[Start Supplied information]
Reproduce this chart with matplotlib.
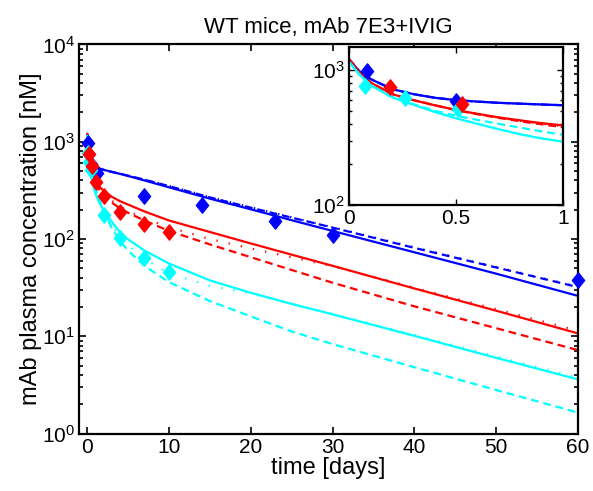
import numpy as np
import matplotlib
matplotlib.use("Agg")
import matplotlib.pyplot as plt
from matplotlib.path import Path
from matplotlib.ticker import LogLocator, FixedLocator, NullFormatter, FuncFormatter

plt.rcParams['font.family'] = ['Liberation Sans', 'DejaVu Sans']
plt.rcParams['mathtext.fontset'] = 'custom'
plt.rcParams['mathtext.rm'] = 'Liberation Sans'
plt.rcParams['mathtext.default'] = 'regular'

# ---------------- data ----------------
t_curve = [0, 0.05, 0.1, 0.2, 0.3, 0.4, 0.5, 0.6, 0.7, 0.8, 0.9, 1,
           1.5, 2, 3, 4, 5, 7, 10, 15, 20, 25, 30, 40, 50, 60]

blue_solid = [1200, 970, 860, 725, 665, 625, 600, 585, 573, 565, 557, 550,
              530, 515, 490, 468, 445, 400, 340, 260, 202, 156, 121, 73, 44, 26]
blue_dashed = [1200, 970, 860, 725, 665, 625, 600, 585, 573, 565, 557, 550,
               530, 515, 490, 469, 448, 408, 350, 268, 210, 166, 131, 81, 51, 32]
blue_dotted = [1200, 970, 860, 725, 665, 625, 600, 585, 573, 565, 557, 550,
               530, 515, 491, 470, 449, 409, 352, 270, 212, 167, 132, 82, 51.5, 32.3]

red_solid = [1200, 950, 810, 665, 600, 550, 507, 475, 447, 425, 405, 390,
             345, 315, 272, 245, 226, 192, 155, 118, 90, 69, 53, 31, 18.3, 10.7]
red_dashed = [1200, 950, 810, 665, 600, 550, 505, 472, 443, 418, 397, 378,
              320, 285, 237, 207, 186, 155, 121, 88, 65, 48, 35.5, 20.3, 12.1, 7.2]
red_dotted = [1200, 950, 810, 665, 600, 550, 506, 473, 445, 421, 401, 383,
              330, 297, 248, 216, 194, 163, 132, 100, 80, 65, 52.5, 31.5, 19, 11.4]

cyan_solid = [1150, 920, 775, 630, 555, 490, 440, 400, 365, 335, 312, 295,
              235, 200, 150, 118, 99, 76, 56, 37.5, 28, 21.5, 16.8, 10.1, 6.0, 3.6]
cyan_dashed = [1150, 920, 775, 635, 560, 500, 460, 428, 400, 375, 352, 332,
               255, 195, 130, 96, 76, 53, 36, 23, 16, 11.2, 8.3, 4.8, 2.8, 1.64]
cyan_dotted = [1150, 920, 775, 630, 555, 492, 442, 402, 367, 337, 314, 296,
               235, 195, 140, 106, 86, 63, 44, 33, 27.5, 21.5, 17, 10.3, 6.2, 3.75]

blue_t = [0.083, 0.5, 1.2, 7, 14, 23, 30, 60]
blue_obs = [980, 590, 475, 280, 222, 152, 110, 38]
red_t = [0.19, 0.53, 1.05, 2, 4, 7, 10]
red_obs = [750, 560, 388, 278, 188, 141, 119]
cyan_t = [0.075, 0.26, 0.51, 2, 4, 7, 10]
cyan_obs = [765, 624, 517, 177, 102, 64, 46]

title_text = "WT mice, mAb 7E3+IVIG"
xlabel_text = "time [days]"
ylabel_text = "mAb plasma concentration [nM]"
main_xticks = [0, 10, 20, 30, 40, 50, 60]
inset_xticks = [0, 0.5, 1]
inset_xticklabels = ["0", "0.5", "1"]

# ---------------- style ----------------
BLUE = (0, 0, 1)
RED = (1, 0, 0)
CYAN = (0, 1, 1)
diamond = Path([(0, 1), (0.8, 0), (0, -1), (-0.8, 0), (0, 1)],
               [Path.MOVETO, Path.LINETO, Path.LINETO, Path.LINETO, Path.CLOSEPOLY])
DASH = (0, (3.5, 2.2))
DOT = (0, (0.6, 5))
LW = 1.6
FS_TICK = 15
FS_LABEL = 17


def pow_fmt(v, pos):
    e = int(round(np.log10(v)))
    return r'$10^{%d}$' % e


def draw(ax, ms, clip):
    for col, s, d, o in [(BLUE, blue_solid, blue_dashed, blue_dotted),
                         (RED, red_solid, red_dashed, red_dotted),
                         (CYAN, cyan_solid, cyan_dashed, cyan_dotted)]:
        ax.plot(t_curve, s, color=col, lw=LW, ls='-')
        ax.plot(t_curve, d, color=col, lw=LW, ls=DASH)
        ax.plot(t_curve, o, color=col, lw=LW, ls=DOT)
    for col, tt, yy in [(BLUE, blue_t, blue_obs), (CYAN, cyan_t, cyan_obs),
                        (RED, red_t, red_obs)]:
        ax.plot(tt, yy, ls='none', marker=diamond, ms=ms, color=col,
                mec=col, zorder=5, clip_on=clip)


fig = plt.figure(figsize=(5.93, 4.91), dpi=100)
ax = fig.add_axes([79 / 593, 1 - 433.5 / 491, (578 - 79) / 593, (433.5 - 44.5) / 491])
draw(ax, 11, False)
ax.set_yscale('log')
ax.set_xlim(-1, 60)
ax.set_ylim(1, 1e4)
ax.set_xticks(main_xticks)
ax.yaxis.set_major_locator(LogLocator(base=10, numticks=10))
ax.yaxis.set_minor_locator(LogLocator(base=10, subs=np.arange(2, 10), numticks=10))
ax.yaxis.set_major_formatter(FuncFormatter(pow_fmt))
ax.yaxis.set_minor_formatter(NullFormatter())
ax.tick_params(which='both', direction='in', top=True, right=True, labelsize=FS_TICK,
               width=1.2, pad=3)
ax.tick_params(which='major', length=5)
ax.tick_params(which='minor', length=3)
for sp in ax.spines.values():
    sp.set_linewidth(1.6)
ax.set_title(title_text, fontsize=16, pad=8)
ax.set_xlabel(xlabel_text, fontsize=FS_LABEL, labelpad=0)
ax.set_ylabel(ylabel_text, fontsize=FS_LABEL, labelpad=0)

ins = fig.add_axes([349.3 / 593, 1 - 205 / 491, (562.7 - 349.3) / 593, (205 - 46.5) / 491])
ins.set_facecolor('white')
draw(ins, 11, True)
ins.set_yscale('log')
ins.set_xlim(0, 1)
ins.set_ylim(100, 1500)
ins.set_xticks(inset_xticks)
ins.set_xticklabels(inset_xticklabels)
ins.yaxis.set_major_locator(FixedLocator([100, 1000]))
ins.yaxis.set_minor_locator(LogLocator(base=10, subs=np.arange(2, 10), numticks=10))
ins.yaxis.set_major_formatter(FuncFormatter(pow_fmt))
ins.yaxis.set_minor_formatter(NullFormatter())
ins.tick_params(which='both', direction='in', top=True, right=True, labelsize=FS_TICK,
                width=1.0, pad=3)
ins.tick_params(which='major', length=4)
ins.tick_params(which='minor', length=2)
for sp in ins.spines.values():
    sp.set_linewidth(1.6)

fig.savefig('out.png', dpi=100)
[End Supplied information]
• _What to work on_:
Pictures stay out. Print the data exactly, from its first line through the line containing "25, 30, 40, 50, 60]".

• _Completed exercise_:
Reproduce this chart with matplotlib.
import numpy as np
import matplotlib
matplotlib.use("Agg")
import matplotlib.pyplot as plt
from matplotlib.path import Path
from matplotlib.ticker import LogLocator, FixedLocator, NullFormatter, FuncFormatter

plt.rcParams['font.family'] = ['Liberation Sans', 'DejaVu Sans']
plt.rcParams['mathtext.fontset'] = 'custom'
plt.rcParams['mathtext.rm'] = 'Liberation Sans'
plt.rcParams['mathtext.default'] = 'regular'

# ---------------- data ----------------
t_curve = [0, 0.05, 0.1, 0.2, 0.3, 0.4, 0.5, 0.6, 0.7, 0.8, 0.9, 1,
           1.5, 2, 3, 4, 5, 7, 10, 15, 20, 25, 30, 40, 50, 60]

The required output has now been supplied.